Federal programs are very important to green building training.  Knowing that the funds will be available, will help institutions prepare relevant programs.  For example, a green design requirement could be included into architecture departments’ design studios.

Section 111 of the Energy Savings and Industrial Competitiveness Act of 2013, the Shaheen-Portman energy bill currently under consideration in the U.S. Senate, would provide grants to colleges and universities not only to improve their own buildings but also to “establish building training and assessment centers to train engineers, architects, building scientists, building energy permitting and enforcement officials, and building technicians in energy-efficient design and operation.”

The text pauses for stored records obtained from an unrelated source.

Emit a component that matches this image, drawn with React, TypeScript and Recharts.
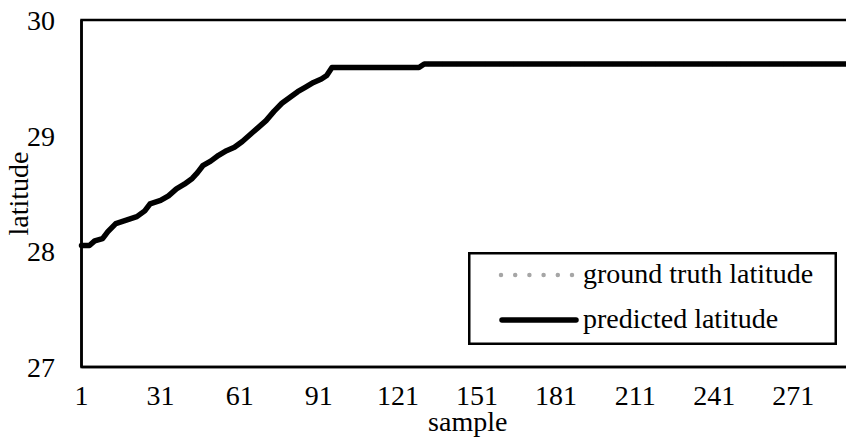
import React from 'react';
import { LineChart, Line, XAxis, YAxis, Legend, Label, ReferenceArea } from 'recharts';

// sample index (x) at which a value was read
const samples = [1, 4, 6, 9, 11, 14, 18, 22, 25, 27, 31, 34, 37, 40, 43, 45, 47, 50, 53, 56, 59, 62, 65, 68, 71, 74, 77, 80, 83, 86, 89, 92, 94, 96, 129, 131, 294];
const predictedLatitude = [28.05, 28.05, 28.09, 28.11, 28.17, 28.24, 28.27, 28.30, 28.35, 28.41, 28.44, 28.48, 28.54, 28.58, 28.63, 28.68, 28.74, 28.78, 28.83, 28.87, 28.90, 28.95, 29.01, 29.07, 29.13, 29.21, 29.28, 29.33, 29.38, 29.42, 29.46, 29.49, 29.52, 29.59, 29.59, 29.62, 29.62];
const groundTruthLatitude = [28.05, 28.05, 28.09, 28.11, 28.17, 28.24, 28.27, 28.30, 28.35, 28.41, 28.44, 28.48, 28.54, 28.58, 28.63, 28.68, 28.74, 28.78, 28.83, 28.87, 28.90, 28.95, 29.01, 29.07, 29.13, 29.21, 29.28, 29.33, 29.38, 29.42, 29.46, 29.49, 29.52, 29.59, 29.59, 29.62, 29.62];
const xTicks = [1, 31, 61, 91, 121, 151, 181, 211, 241, 271];
const yTicks = [27, 28, 29, 30];
const seriesNames = ['ground truth latitude', 'predicted latitude'];
const xTitle = 'sample';
const yTitle = 'latitude';

const data = samples.map((s, i) => ({
  sample: s,
  groundTruth: groundTruthLatitude[i],
  predicted: predictedLatitude[i],
}));

const FONT = "'Liberation Serif', 'Times New Roman', serif";
const FS = 28;

const renderLegend = () => (
  <svg width={369} height={93} style={{ display: 'block' }}>
    <rect x={1.25} y={1.25} width={366.5} height={90.5} fill="#fff" stroke="#000" strokeWidth={2.5} />
    <line x1={33} y1={23} x2={104} y2={23} stroke="#a6a6a6" strokeWidth={4.5} strokeDasharray="0 14.2" strokeLinecap="round" />
    <text x={115} y={31} fontFamily={FONT} fontSize={FS} fill="#000">{seriesNames[0]}</text>
    <line x1={34} y1={68} x2={108} y2={68} stroke="#000" strokeWidth={5.5} strokeLinecap="round" />
    <text x={115} y={76} fontFamily={FONT} fontSize={FS} fill="#000">{seriesNames[1]}</text>
  </svg>
);

export default function App() {
  return (
    <div style={{ position: 'absolute', left: 0, top: 0, width: 846, height: 441, overflow: 'hidden', background: '#fff' }}>
      <LineChart
        width={854}
        height={441}
        data={data}
        margin={{ top: 20, right: 0, bottom: 0, left: 0 }}
        style={{ fontFamily: FONT }}
      >
        <ReferenceArea x1={1} x2={294} y1={27} y2={30} fill="none" fillOpacity={0} stroke="#000" strokeWidth={2.5} />
        <XAxis
          dataKey="sample"
          type="number"
          domain={[1, 294]}
          ticks={xTicks}
          interval={0}
          height={74}
          tickSize={0}
          tickLine={false}
          tickMargin={18}
          axisLine={{ stroke: '#000', strokeWidth: 2.5 }}
          tick={{ fontSize: FS, fill: '#000', fontFamily: FONT }}
        >
          <Label
            content={(props: any) => {
              const vb = props.viewBox || { x: 81.5, y: 367, width: 772.5, height: 74 };
              return (
                <text x={vb.x + vb.width / 2} y={vb.y + 64} textAnchor="middle" fontFamily={FONT} fontSize={FS} fill="#000">
                  {xTitle}
                </text>
              );
            }}
          />
        </XAxis>
        <YAxis
          type="number"
          domain={[27, 30]}
          ticks={yTicks}
          width={81.5}
          tickSize={0}
          tickLine={false}
          tickMargin={26.5}
          axisLine={{ stroke: '#000', strokeWidth: 2.5 }}
          tick={{ fontSize: FS, fill: '#000', fontFamily: FONT }}
        >
          <Label
            content={(props: any) => {
              const vb = props.viewBox || { x: 0, y: 20, width: 81.5, height: 347 };
              const cx = 28;
              const cy = vb.y + vb.height / 2;
              return (
                <text x={cx} y={cy} transform={`rotate(-90 ${cx} ${cy})`} textAnchor="middle" fontFamily={FONT} fontSize={FS} fill="#000">
                  {yTitle}
                </text>
              );
            }}
          />
        </YAxis>
        <Legend
          layout="vertical"
          align="center"
          verticalAlign="middle"
          content={renderLegend}
          wrapperStyle={{ left: 468, top: 252, width: 369, height: 93 }}
        />
        <Line
          type="linear"
          dataKey="groundTruth"
          name={seriesNames[0]}
          stroke="#a6a6a6"
          strokeWidth={4.5}
          strokeDasharray="0 14.2"
          strokeLinecap="round"
          dot={false}
          activeDot={false}
          isAnimationActive={false}
        />
        <Line
          type="linear"
          dataKey="predicted"
          name={seriesNames[1]}
          stroke="#000"
          strokeWidth={5.5}
          strokeLinejoin="round"
          strokeLinecap="round"
          dot={false}
          activeDot={false}
          isAnimationActive={false}
        />
      </LineChart>
    </div>
  );
}
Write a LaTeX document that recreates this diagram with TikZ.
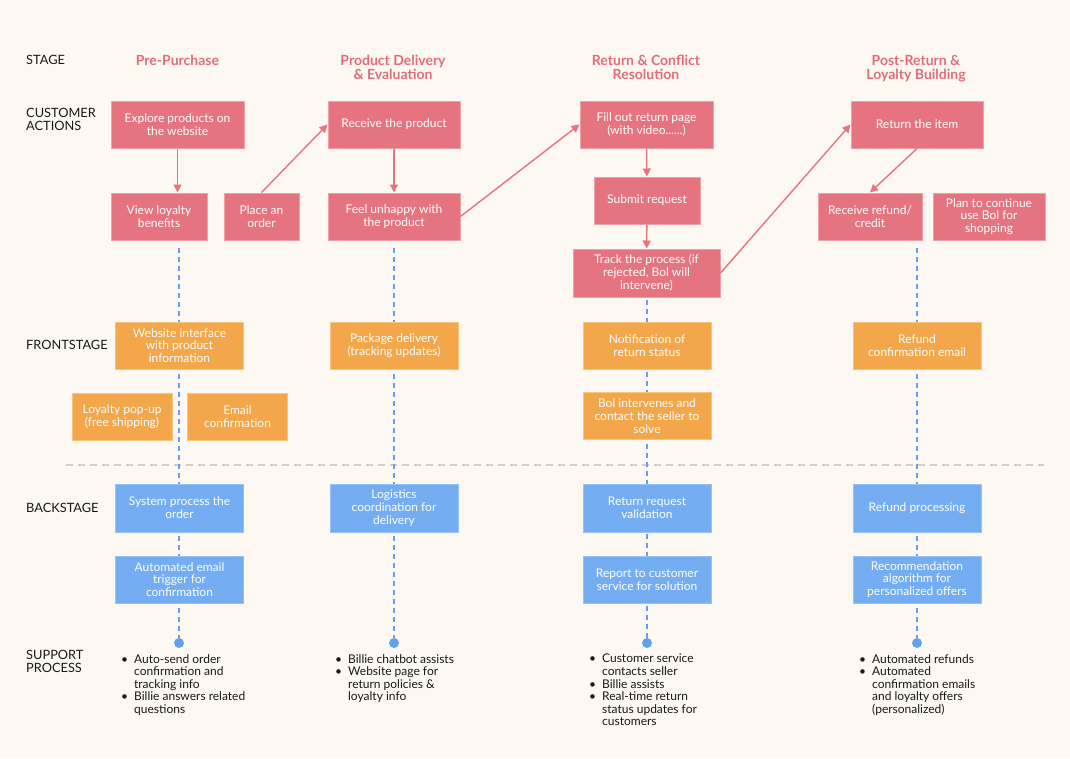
\documentclass[tikz,border=0pt]{standalone}
\usepackage{fontspec}
\setmainfont{Lato}
\usepackage{tikz}
\usetikzlibrary{arrows.meta, positioning}
\definecolor{mybg}{RGB}{253,249,242}
\definecolor{mypink}{RGB}{229,116,128}
\definecolor{pinkedge}{RGB}{242,160,168}
\definecolor{hdrpink}{RGB}{226,108,122}
\definecolor{myorange}{RGB}{243,167,74}
\definecolor{orangeedge}{RGB}{248,196,128}
\definecolor{myblue}{RGB}{116,173,241}
\definecolor{blueedge}{RGB}{150,195,246}
\definecolor{lifeblue}{RGB}{100,160,236}
\definecolor{sepgray}{RGB}{212,205,200}
\definecolor{mydark}{RGB}{25,25,25}
\newcommand{\boxfont}{\fontsize{12}{12.8}\selectfont}
\tikzset{
  actbox/.style={rectangle, draw=pinkedge, fill=mypink, text=white,
    align=center, minimum height=47pt, font=\boxfont, line width=1pt, inner sep=2pt},
  frontbox/.style={rectangle, draw=orangeedge, fill=myorange, text=white,
    align=center, minimum height=47pt, font=\boxfont, line width=1pt, inner sep=2pt},
  backbox/.style={rectangle, draw=blueedge, fill=myblue, text=white,
    align=center, minimum height=47pt, font=\boxfont, line width=1pt, inner sep=2pt},
  flowarrow/.style={-{Triangle[length=8pt,width=8pt]}, line width=1.4pt, color=mypink},
  lifeline/.style={line width=1.5pt, color=lifeblue, dash pattern=on 5pt off 4pt},
  sepline/.style={line width=1.5pt, color=sepgray, dash pattern=on 7pt off 5pt}
}

\begin{document}
\begin{tikzpicture}[x=1pt, y=-1pt,
  stagehdr/.style={font=\fontsize{14}{14}\selectfont\bfseries, text=hdrpink, align=center},
  rowlbl/.style={font=\fontsize{12.8}{13}\selectfont, text=mydark, align=left, anchor=west, inner sep=0pt},
  supp/.style={font=\fontsize{12}{12.5}\selectfont, text=mydark, anchor=north west, inner sep=0pt},
  dotmark/.style={circle, fill=lifeblue, minimum size=10pt, inner sep=0pt}
]
\fill[mybg] (0,0) rectangle (1070,758);
\useasboundingbox (0,0) rectangle (1070,758);
% row labels
\node[rowlbl] (lstage) at (26,60) {STAGE};
\node[rowlbl] (lcust) at (26,119.5) {CUSTOMER\\ACTIONS};
\node[rowlbl] (lfront) at (26,345) {FRONTSTAGE};
\node[rowlbl] (lback) at (26,508) {BACKSTAGE};
\node[rowlbl] (lsupp) at (26,661.5) {SUPPORT\\PROCESS};
% stages
\node[stagehdr] (st1) at (177.5,60) {Pre-Purchase};
\node[stagehdr] (st2) at (393,67) {Product Delivery\\\& Evaluation};
\node[stagehdr] (st3) at (646,67) {Return \& Conflict\\Resolution};
\node[stagehdr] (st4) at (916,69) {Post-Return \&\\Loyalty Building};
% line of visibility
\coordinate (sepL) at (66,465);
\coordinate (sepR) at (1044,465);
\draw[sepline] (sepL) -- (sepR);
% support dots and lifelines
\node[dotmark] (dot1) at (179,643) {};
\node[dotmark] (dot2) at (394,643) {};
\node[dotmark] (dot3) at (647,643) {};
\node[dotmark] (dot4) at (917,643) {};
\coordinate (top1) at (179,248);
\coordinate (top2) at (394,248);
\coordinate (top3) at (647,300);
\coordinate (top4) at (917,248);
\foreach \i in {1,...,4}
  \draw[lifeline] (top\i) -- (dot\i);
% customer actions
\node[actbox, minimum width=133pt] (explore) at (177.5,124.5) {Explore products on\\the website};
\node[actbox, minimum width=96pt] (view) at (159,216.5) {View loyalty\\benefits};
\node[actbox, minimum width=75pt] (place) at (261.5,216.5) {Place an\\order};
\node[actbox, minimum width=132pt] (receive) at (394,124.5) {Receive the product};
\node[actbox, minimum width=132pt] (feel) at (394,216.5) {Feel unhappy with\\the product};
\node[actbox, minimum width=133pt] (fill) at (646.5,124.5) {Fill out return page\\(with video......)};
\node[actbox, minimum width=106pt] (submit) at (647,200.5) {Submit request};
\node[actbox, minimum width=147pt, minimum height=48pt] (track) at (646.5,273) {Track the process (if\\rejected, Bol will\\intervene)};
\node[actbox, minimum width=132pt] (retitem) at (917,124.5) {Return the item};
\node[actbox, minimum width=104pt] (refund) at (870,216.5) {Receive refund/\\credit};
\node[actbox, minimum width=112pt] (plan) at (989,216.5) {Plan to continue\\use Bol for\\shopping};
% frontstage
\node[frontbox, minimum width=128pt] (web) at (179.5,345.5) {Website interface\\with product\\information};
\node[frontbox, minimum width=100pt] (popup) at (122,417) {Loyalty pop-up\\(free shipping)};
\node[frontbox, minimum width=100pt] (email) at (237.5,417) {Email\\confirmation};
\node[frontbox, minimum width=128pt] (package) at (394,345.5) {Package delivery\\(tracking updates)};
\node[frontbox, minimum width=128pt] (notify) at (647,345.5) {Notification of\\return status};
\node[frontbox, minimum width=128pt] (bolint) at (647,416) {Bol intervenes and\\contact the seller to\\solve};
\node[frontbox, minimum width=128pt] (refconf) at (917,345.5) {Refund\\confirmation email};
% backstage
\node[backbox, minimum width=128pt, minimum height=48pt] (sysproc) at (179.5,508) {System process the\\order};
\node[backbox, minimum width=128pt] (autoemail) at (179.5,579.5) {Automated email\\trigger for\\confirmation};
\node[backbox, minimum width=128pt, minimum height=48pt] (logistics) at (394,508) {Logistics\\coordination for\\delivery};
\node[backbox, minimum width=128pt, minimum height=48pt] (validate) at (647,508) {Return request\\validation};
\node[backbox, minimum width=128pt] (report) at (647,579.5) {Report to customer\\service for solution};
\node[backbox, minimum width=128pt, minimum height=48pt] (refproc) at (917,508) {Refund processing};
\node[backbox, minimum width=128pt] (recommend) at (917,579.5) {Recommendation\\algorithm for\\personalized offers};
% customer flow
\draw[flowarrow] (explore.south) -- (explore.south |- view.north);
\draw[flowarrow] (place.north) -- (receive.west);
\draw[flowarrow] (receive) -- (feel);
\draw[flowarrow] (feel.east) -- (fill.west);
\draw[flowarrow] (fill) -- (submit);
\draw[flowarrow] (submit) -- (track);
\draw[flowarrow] (track.east) -- (retitem.west);
\draw[flowarrow] (retitem.south) -- (refund.north);
% support process
\node[supp] (sup1) at (121,654) {\begin{tabular}{@{}l@{\hspace{6pt}}l@{}}
  \textbullet & Auto-send order\\
   & confirmation and\\
   & tracking info\\
  \textbullet & Billie answers related\\
   & questions
\end{tabular}};
\node[supp] (sup2) at (335,654) {\begin{tabular}{@{}l@{\hspace{6pt}}l@{}}
  \textbullet & Billie chatbot assists\\
  \textbullet & Website page for\\
   & return policies \&\\
   & loyalty info
\end{tabular}};
\node[supp] (sup3) at (589,654) {\begin{tabular}{@{}l@{\hspace{6pt}}l@{}}
  \textbullet & Customer service\\
   & contacts seller\\
  \textbullet & Billie assists\\
  \textbullet & Real-time return\\
   & status updates for\\
   & customers
\end{tabular}};
\node[supp] (sup4) at (859,654) {\begin{tabular}{@{}l@{\hspace{6pt}}l@{}}
  \textbullet & Automated refunds\\
  \textbullet & Automated\\
   & confirmation emails\\
   & and loyalty offers\\
   & (personalized)
\end{tabular}};
\end{tikzpicture}
\end{document}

Certification and Licensing

Currently, no states mandate or license workers to work on green buildings specifically.  However, such certifications are very beneficial, as they demonstrate professional standards of excellence and competence in the green building applications.  There are a number of private certifications available for different types of building occupations.  The most prominent are USGBC’s LEED, AEE’s (Association of Energy Engineers) GBE (Green Building Engineer), BPI (Building Performance Institute) Energy Auditor Certification.  Certifications are typically earned by passing an examination, gaining work experience, receiving training, or some combination of the three.

Looking into the Future

Green construction can provide jobs to people with a broad range of education and experience levels.

However, in a way, everyone in the green building industry, regardless of their profession, education and skill level, is in the same boat.  Green building is a field in a state of constant change.  It is not enough to just know all the technologies of today, if that’s all you have, you are already out of date.  It is no longer possible to learn something once and be set for life.  Green design is a way of thinking that requires the understanding of the underlying principles.  Green building concepts and technologies evolve constantly and everyone has to keep pace, or risk being left behind.  Lifelong learning is the order of the day.